Since the early spring, 2014 and 2015 have diverged even more dramatically from and oceanic and atmospheric perspective. Powerful westerly wind bursts–including at least one which may have been the strongest on record for this time of year–have continued during summer 2015, and have recently extended eastward nearly all the way across the Pacific Basin. The most recent of these has generated another very strong Kelvin wave, which is now making its way eastward (and will arrive at the South American coast later this summer).
Meanwhile, an extraordinary (and apparently record-breaking) string of tropical cyclones has developed in the central and western Pacific Ocean. Easterly trade winds have dramatically weakened across the tropical Pacific–in some spots even reversing entirely–and as a result impressive ocean surface warming has occurred in the central and eastern tropical Pacific over the past 2-3 months. Ocean temperatures in some spots are now higher than during any previous July on record (even including the powerful El Niño years of 1982-1983 and 1997-1998). Finally, relative sea surface temperatures have recently started falling in the far western Pacific near Indonesia–a hallmark of a well-defined, powerful, and maturing El Niño event.
All of this is to say: from an observational perspective, the current El Niño event is going full-steam ahead. The Multivariate ENSO index–which measures the overall strength of an El Niño event by taking into account a variety of atmospheric and oceanic indicators–just hit its highest value since the 1997-1998 El Niño (and is still rising). Therefore, by at least some metrics, strong El Niño conditions already exist in the tropical Pacific Ocean as of July 2015.
And this El Niño is not done strengthening yet. Essentially all dynamical models available suggest that the current event will continue to intensify through the summer and autumn months, not peaking until some time between November and February. In fact, the flagship American and European models (the CFS and ECMWF, respectively) continue to hint at the possibility that this event could eventually become the strongest on record. That’s a pretty tall order–given the enormous magnitude of the events which occurred in 1982-1983 and 1997-1998. On the other hand, model projections have become increasingly eyebrow-raising at the same time of year when our confidence in their reliability increases dramatically, so it would be unwise to discount them outright. Generally speaking, healthy skepticism is warranted when complex dynamical models make predictions that involve totally unprecedented extreme events. But 2015 has already been a year of record-breaking meteorological extremes across vast swaths of the Northern Hemisphere, and considerable evidence suggests that there will be more to come. At this point, it seems quite likely that very strong El Niño conditions will be in place by late autumn 2015, and there is some risk that the present event could eclipse even the extreme events of 1982-1983 and 1997-1998.
Well-developed El Niño conditions already exist in the tropical Pacific Ocean, and observational/model evidence suggests that the current event may become one of the strongest on record by late autumn.

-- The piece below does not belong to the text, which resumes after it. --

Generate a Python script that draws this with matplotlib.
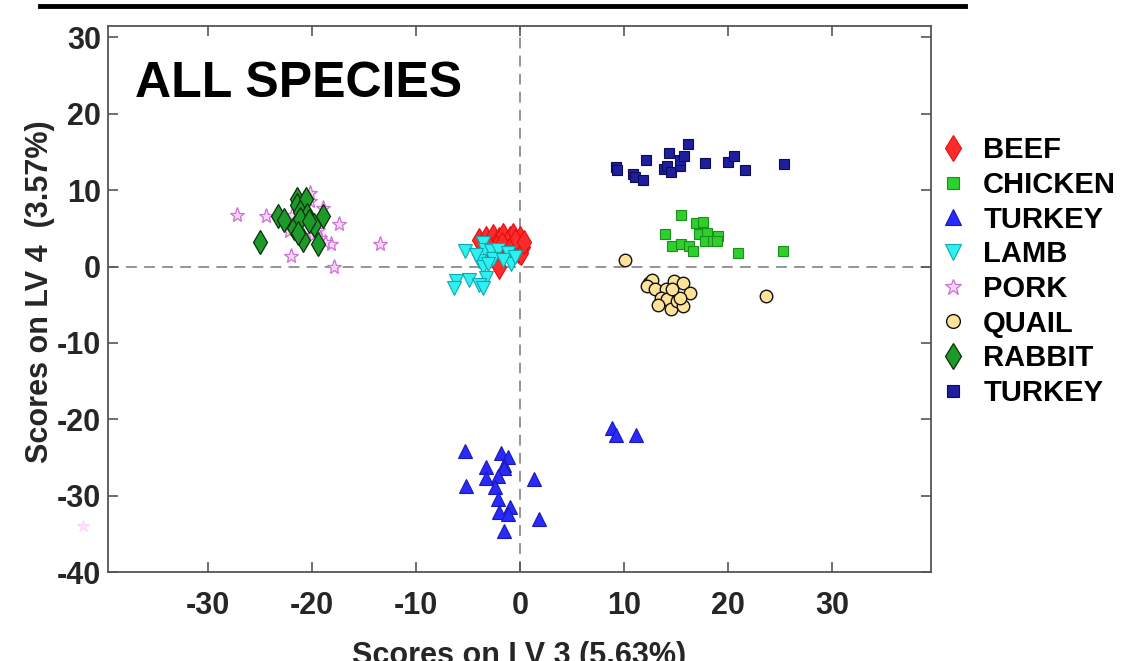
import matplotlib
matplotlib.use("Agg")
import matplotlib.pyplot as plt
from matplotlib.lines import Line2D
import numpy as np

plt.rcParams['font.family'] = ['Liberation Sans', 'DejaVu Sans']
plt.rcParams['axes.unicode_minus'] = False

# ---- data (LV3, LV4 scores) ----
beef_x = [-3.9, -3.3, -2.6, -2.0, -1.6, -1.0, -0.7, 0.0, 0.3, -0.2, -0.7, -1.3, -2.0, -2.3, 0.1, -0.5, -1.7, -3.0, 0.4, -1.1]
beef_y = [3.5, 3.8, 4.0, 3.6, 4.2, 3.8, 4.2, 3.8, 2.5, 2.0, 2.7, 3.1, -0.1, 2.5, 1.8, 3.3, 2.9, 2.6, 3.2, 2.2]

chicken_x = [15.5, 13.9, 14.6, 15.5, 16.2, 16.6, 16.9, 17.6, 17.2, 18.0, 17.8, 18.5, 19.0, 18.9, 20.9, 25.3]
chicken_y = [6.7, 4.3, 2.7, 2.9, 2.7, 2.0, 5.7, 5.8, 4.3, 4.4, 3.4, 3.4, 4.0, 3.3, 1.8, 2.1]

turkey_x = [-5.3, -5.2, -1.8, -1.2, -1.5, -1.5, -3.3, -3.3, -2.1, -2.4, -2.1, -2.0, -1.0, -1.2, -1.5, 1.3, 1.8, 8.8, 9.2, 11.1]
turkey_y = [-24.2, -28.7, -24.4, -24.9, -26.0, -26.4, -26.2, -27.7, -27.4, -28.8, -30.4, -32.2, -31.5, -32.4, -34.6, -27.8, -33.1, -21.1, -22.0, -22.0]

lamb_x = [-5.3, -3.6, -3.4, -2.8, -2.1, -1.2, -3.9, -3.6, -0.9, -3.3, -4.9, -6.2, -6.3, -3.9, -3.6, -2.6, -4.2, -1.6, -0.5, -3.1]
lamb_y = [2.0, 3.1, 2.2, 2.0, 2.2, 1.8, 0.7, 0.0, 0.3, -1.5, -1.7, -1.9, -2.8, -2.4, -2.8, 1.0, 1.5, 0.9, 1.2, 0.4]

pork_x = [-27.2, -24.4, -20.2, -18.9, -17.4, -22.0, -17.9, -18.2, -18.7, -19.9, -19.4, -13.5, -21.9, -22.2, -19.2, -20.2]
pork_y = [6.8, 6.6, 9.6, 7.7, 5.6, 1.4, 0.0, 2.9, 3.2, 4.2, 4.8, 2.9, 6.8, 4.6, 3.8, 8.6]
pork_outlier_x = [-42.0]
pork_outlier_y = [-34.0]

quail_x = [10.1, 23.6, 12.4, 12.7, 12.2, 13.0, 14.0, 14.8, 15.7, 16.3, 13.5, 14.1, 13.3, 14.5, 15.1, 15.7, 15.4, 14.6]
quail_y = [0.8, -3.9, -2.1, -1.7, -2.5, -2.9, -2.9, -1.9, -2.1, -3.5, -4.1, -4.2, -5.0, -5.5, -4.5, -5.2, -4.1, -3.0]

rabbit_x = [-25.0, -23.3, -22.7, -21.4, -21.4, -20.6, -21.1, -20.5, -21.7, -20.9, -19.8, -19.4, -18.9, -21.1, -20.3, -21.3]
rabbit_y = [3.2, 6.6, 6.1, 8.8, 8.1, 8.8, 7.2, 6.8, 5.1, 3.5, 5.5, 2.9, 6.6, 6.2, 6.0, 4.4]

turkey2_x = [9.2, 9.3, 10.9, 11.0, 11.8, 12.1, 13.8, 14.1, 14.5, 14.3, 15.4, 15.4, 15.8, 16.1, 17.8, 20.0, 20.6, 21.6, 25.4]
turkey2_y = [13.1, 12.6, 12.1, 11.7, 11.3, 14.0, 12.8, 13.2, 12.4, 14.9, 13.2, 13.9, 14.5, 16.0, 13.5, 13.7, 14.5, 12.7, 13.4]

labels = ["BEEF", "CHICKEN", "TURKEY", "LAMB", "PORK", "QUAIL", "RABBIT", "TURKEY"]
xticks = [-30, -20, -10, 0, 10, 20, 30]
yticks = [-40, -30, -20, -10, 0, 10, 20, 30]

# ---- figure ----
fig = plt.figure(figsize=(11.25, 6.61), dpi=100)
ax = fig.add_axes([0.096, 0.1346, 0.7316, 0.826])

dash = dict(color='#8c8c8c', lw=1.3, ls=(0, (6, 4)), zorder=1)
ax.axhline(0, **dash)
ax.axvline(0, **dash)

styles = [
    (beef_x, beef_y, dict(marker='d', ms=12, mfc='#ff2a2a', mec='#e01010', mew=0.8)),
    (chicken_x, chicken_y, dict(marker='s', ms=7.5, mfc='#2ed02e', mec='#1a8f1a', mew=0.8)),
    (turkey_x, turkey_y, dict(marker='^', ms=10, mfc='#2a2aff', mec='#1a1ab0', mew=0.8)),
    (lamb_x, lamb_y, dict(marker='v', ms=10, mfc='#2ef0f0', mec='#10a8b0', mew=0.8)),
    (pork_x, pork_y, dict(marker='*', ms=11, mfc='#f6d8f6', mec='#cf6fd8', mew=0.9)),
    (quail_x, quail_y, dict(marker='o', ms=9, mfc='#ffe29a', mec='#111111', mew=1.0)),
    (rabbit_x, rabbit_y, dict(marker='d', ms=12, mfc='#1d9a2a', mec='#0b300b', mew=0.9)),
    (turkey2_x, turkey2_y, dict(marker='s', ms=7.5, mfc='#1f1f9e', mec='#0c0c55', mew=0.8)),
]
handles = []
for (xs, ys, st), lab in zip(styles, labels):
    ax.plot(xs, ys, ls='none', zorder=3, **st)
    hs = dict(st)
    hs['ms'] = st['ms'] * 1.1
    handles.append(Line2D([], [], ls='none', **hs))

ax.plot(pork_outlier_x, pork_outlier_y, ls='none', marker='*', ms=9,
        mfc='#fbe3fb', mec='#f7d0f7', mew=0.6, clip_on=False, zorder=3)

ax.set_xlim(-39.6, 39.5)
ax.set_ylim(-40, 31.5)
ax.set_xticks(xticks)
ax.set_yticks(yticks)
ax.tick_params(direction='in', length=7, width=1.2, color='#555555',
               top=True, right=True, labelsize=22, labelcolor='#262626')
ax.tick_params(axis='x', pad=14)
ax.tick_params(axis='y', pad=5)
for lbl in ax.get_xticklabels() + ax.get_yticklabels():
    lbl.set_fontweight('bold')
for sp in ax.spines.values():
    sp.set_color('#555555')
    sp.set_linewidth(1.3)

ax.set_xlabel("Scores on LV 3 (5.63%)", fontsize=22, fontweight='bold', color='#262626', labelpad=14)
ax.set_ylabel("Scores on LV 4  (3.57%)", fontsize=22, fontweight='bold', color='#262626')
ax.yaxis.set_label_coords(-0.064, 0.513)

ax.text(0.033, 0.87, "ALL SPECIES", transform=ax.transAxes, fontsize=36,
        fontweight='bold', color='black', ha='left', va='baseline')

leg = fig.legend(handles, labels, loc='upper left', bbox_to_anchor=(0.835, 0.794),
                 frameon=False, prop=dict(size=21, weight='bold'),
                 handlelength=0.9, handletextpad=0.6, labelspacing=0.23,
                 borderaxespad=0, borderpad=0)

# cut-off underline of the title above
fig.add_artist(Line2D([40 / 1125, 965 / 1125], [1 - 6 / 661, 1 - 6 / 661],
                      transform=fig.transFigure, color='black', lw=3.5))

fig.savefig("out.png", dpi=100)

El Niño impacts in CA will depend on overall North Pacific ocean conditions
I’ve already written extensively about the potential impacts of a strong El Niño in California (here and here). The most noticeable effect is to increase the risk of heavy precipitation during the winter rainy season, though the signal is most consistent for the strongest events and in the southern half of the state. But it’s critically important to remember that even a large increase in the likelihood of a wet winter does not eliminate the possibility of another dry one.
This is particularly true regarding the current event due to the unusual–and in many ways unprecedented–configuration of Northern Hemisphere ocean temperatures. The much-discussed “Blob” of warm water in the far northeastern Pacific has made a comeback in recent months as an incredibly persistent blocking high pressure system set up over the Pacific Northwest and western Canada (sound familiar?). In fact, highly anomalous warm water now extends continuously from the south coast of Alaska to the west coast of Peru (!). This is a truly enormous expanse of very warm ocean–spanning thousands of miles–and represents a staggering amount of extra energy in the atmosphere-ocean system. It’s possible that these record-warm ocean temperatures could add a considerable amount of water vapor to the atmosphere this coming winter–even more than has been the case with previous strong El Niño events, since these warm waters extend well outside of the canonical tropical warm zones.
But water vapor doesn’t tell the whole story, either, since we still need to experience winter storm systems to act on all that extra moisture. El Niño tends to strengthen the subtropical jet stream and low-latitude storm track, which is the primary mechanism by which California sees extra precipitation during such years. The strength of the jet stream depends on the magnitude and spatial orientation of atmospheric temperature variations, which themselves are dependent on spatial variations in ocean temperatures. Since the entire North Pacific basin is anomalously warm at the moment, it’s possible that the strong subtropical ocean (and atmosphere) temperature gradients that usually exist during El Niño may not develop as they normally would, which could interfere with the subtropical jet stream enhancement. The magnitude of the expected event is sufficiently large that very strong tropical warming will most likely be able to overwhelm the high-latitude ocean warmth, but at this point that’s just an educated guess–no one knows for sure. One piece of good news on this front is that the persistent tropical Pacific warm pool which is thought to have played a leading role in the generation and maintenance of the Ridiculously Resilient Ridge over the past several winters is rapidly fading as El Niño strengthens. While there are plausible hypotheses regarding other contributors to the Triple-R’s persistence–including the effects of melting ice and snow in the Arctic and the role of regional ocean temperature variations–the overall Pacific SST configuration this coming winter has probably changed enough from the past several winters to prevent a recurrence of the Ridge (at least in its recent, unrelenting form).
Overall summary: a very strong El Niño event in the tropical Pacific is now highly likely, and although the likelihood of a wetter-than-average winter in California is increasing, considerable uncertainty remains due to a highly unusual temperature configuration elsewhere in the Pacific.